The move also saves the restaurant $100,000 a year. “There are also less staff costs with laying out tables and ironing,” Fink says. But the money still gets deployed elsewhere and there are still napkins to launder. Nevertheless, “it’s a good payoff”.
The maybes
At Melbourne’s Attica, Ben Shewry takes a more open approach.
“I think it’s very much an individual thing, not one size or one tablecloth fits all,” he says. “For us, we want flexibility with our dining room space, so we have about a 50/50 split of tables with tablecloths and tables with granite tops from Harcourt in Victoria.”
Tablecloths also come in handy when you need to play restaurant Tetris and rearrange tables to suit the bookings you have. A well-deployed piece of linen easily transforms two tables-for-two into a table for four seamlessly.
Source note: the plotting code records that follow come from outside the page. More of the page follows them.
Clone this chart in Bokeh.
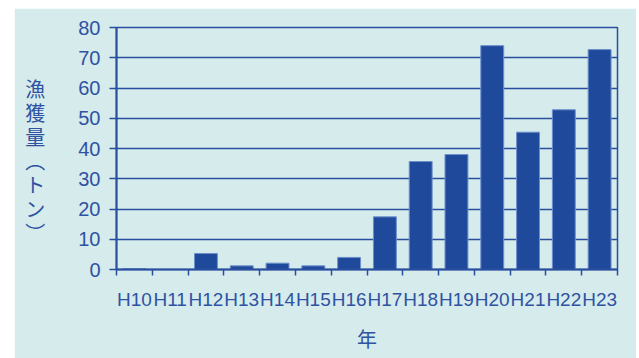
from bokeh.plotting import figure
from bokeh.models import Range1d, FixedTicker
from bokeh.embed import file_html
from bokeh.resources import INLINE

# Annual catch (tonnes) by fiscal year (Heisei)
years = ["H10", "H11", "H12", "H13", "H14", "H15", "H16",
         "H17", "H18", "H19", "H20", "H21", "H22", "H23"]
catch_tons = [0.3, 0.0, 5.3, 1.2, 2.1, 1.2, 4.0,
              17.4, 35.7, 38.0, 74.0, 45.4, 52.8, 72.7]
y_ticks = [0, 10, 20, 30, 40, 50, 60, 70, 80]
y_title_chars = ["漁", "獲", "量", "︵", "ト", "ン", "︶"]
x_title = "年"

BG = "#d5ebec"
BLUE = "#1f4a9c"
LINE = "#2b4f9e"
TEXT = "#2f52a2"
NUM_FONT = "'Liberation Sans', sans-serif"
JP_FONT = "'Noto Sans CJK JP', sans-serif"

xs = list(range(1, len(years) + 1))

p = figure(width=622, height=350, output_backend="svg", toolbar_location=None,
           x_range=Range1d(0.5, len(years) + 0.5), y_range=Range1d(0, 80),
           min_border_left=102, min_border_right=19,
           min_border_top=19, min_border_bottom=89)
p.margin = (8, 3, 0, 14)
p.background_fill_color = BG
p.border_fill_color = BG
p.outline_line_color = LINE
p.outline_line_width = 1.5

p.vbar(x=xs, top=catch_tons, width=0.64, fill_color=BLUE,
       line_color="#6f8fcb", line_width=1)

# x axis: labels under each bar, tick marks between bars
p.xaxis.ticker = FixedTicker(ticks=xs, minor_ticks=[x + 0.5 for x in range(len(years) + 1)])
p.xaxis.major_label_overrides = {x: y for x, y in zip(xs, years)}
p.xaxis.major_tick_out = 0
p.xaxis.major_tick_in = 0
p.xaxis.minor_tick_out = 6
p.xaxis.minor_tick_in = 0
p.xaxis.minor_tick_line_color = LINE
p.xaxis.minor_tick_line_width = 1.5
p.xaxis.major_label_standoff = 13
p.xaxis.major_label_text_font_size = "19px"
p.xaxis.axis_label = x_title
p.xaxis.axis_label_text_font = JP_FONT
p.xaxis.axis_label_text_font_size = "20px"
p.xaxis.axis_label_text_font_style = "normal"
p.xaxis.axis_label_text_color = TEXT
p.xaxis.axis_label_standoff = 11

# y axis
p.yaxis.ticker = FixedTicker(ticks=y_ticks, minor_ticks=[])
p.yaxis.major_tick_out = 7
p.yaxis.major_tick_in = 0
p.yaxis.major_label_standoff = 9
p.yaxis.major_label_text_font_size = "20px"

for ax in (p.xaxis, p.yaxis):
    ax.axis_line_color = LINE
    ax.axis_line_width = 2
    ax.major_tick_line_color = LINE
    ax.major_tick_line_width = 1.5
    ax.major_label_text_font = NUM_FONT
    ax.major_label_text_color = TEXT

# vertical y-axis title, one character per line (leading blank line
# nudges the stack a little below the frame's middle)
yax = p.yaxis[0]
yax.axis_label = "\n".join(["\u3000"] + y_title_chars)
if "axis_label_orientation" in yax.properties():
    yax.axis_label_orientation = "horizontal"
yax.axis_label_text_font = JP_FONT
yax.axis_label_text_font_size = "20px"
yax.axis_label_text_font_style = "normal"
yax.axis_label_text_line_height = 0.83
yax.axis_label_text_color = TEXT
yax.axis_label_standoff = 30

p.xgrid.visible = False
p.ygrid.grid_line_color = LINE
p.ygrid.grid_line_width = 1.5

open("out.html", "w").write(file_html(p, INLINE))
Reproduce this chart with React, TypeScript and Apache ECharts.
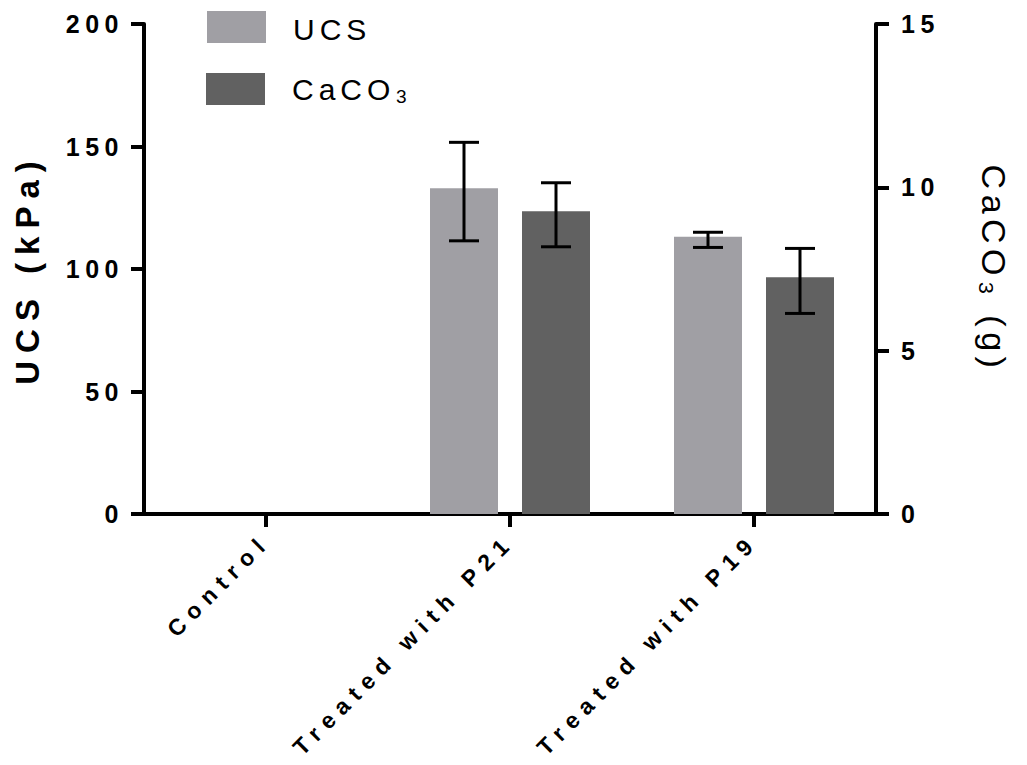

“We need the flexibility, so we can be at capacity each night,” the chef says.
That convenience comes at a cost. “It certainly is significant, and you pay for what you get with tablecloths,” he says. “It’s a fair amount of work in addition to the cost of hiring them each day. We need to fit, iron, starch and check for imperfections and marks.”
But do they make a place seem stuffier?
“I don’t think tablecloths have much influence on the atmosphere. I think that’s more an attitude set out by staff and management,” says Shewry.
The yes camp
For Matt Moran, who runs Aria in Sydney and Brisbane, tablecloths are a non-negotiable. Sure, it costs more than $200,000 a year to keep the linens laundered, but that doesn’t deter him from making them a feature of his restaurants.
“Aria has always been at the top end of fine-dining and we want to keep it that way,” he says. “So while others have moved away from tablecloths, we’ve seen no need to change it.
“The magic of a great dining experience is about exceeding expectations with each element overall: the food, wine, staff and service, the location, the design of the space – it’s the total package,” he says. “For a lot of people, dining at Aria is a special occasion or celebration, so it’s important we show them a good time and ensure it’s special. The tablecloth is just one of many aspects that help set the scene.”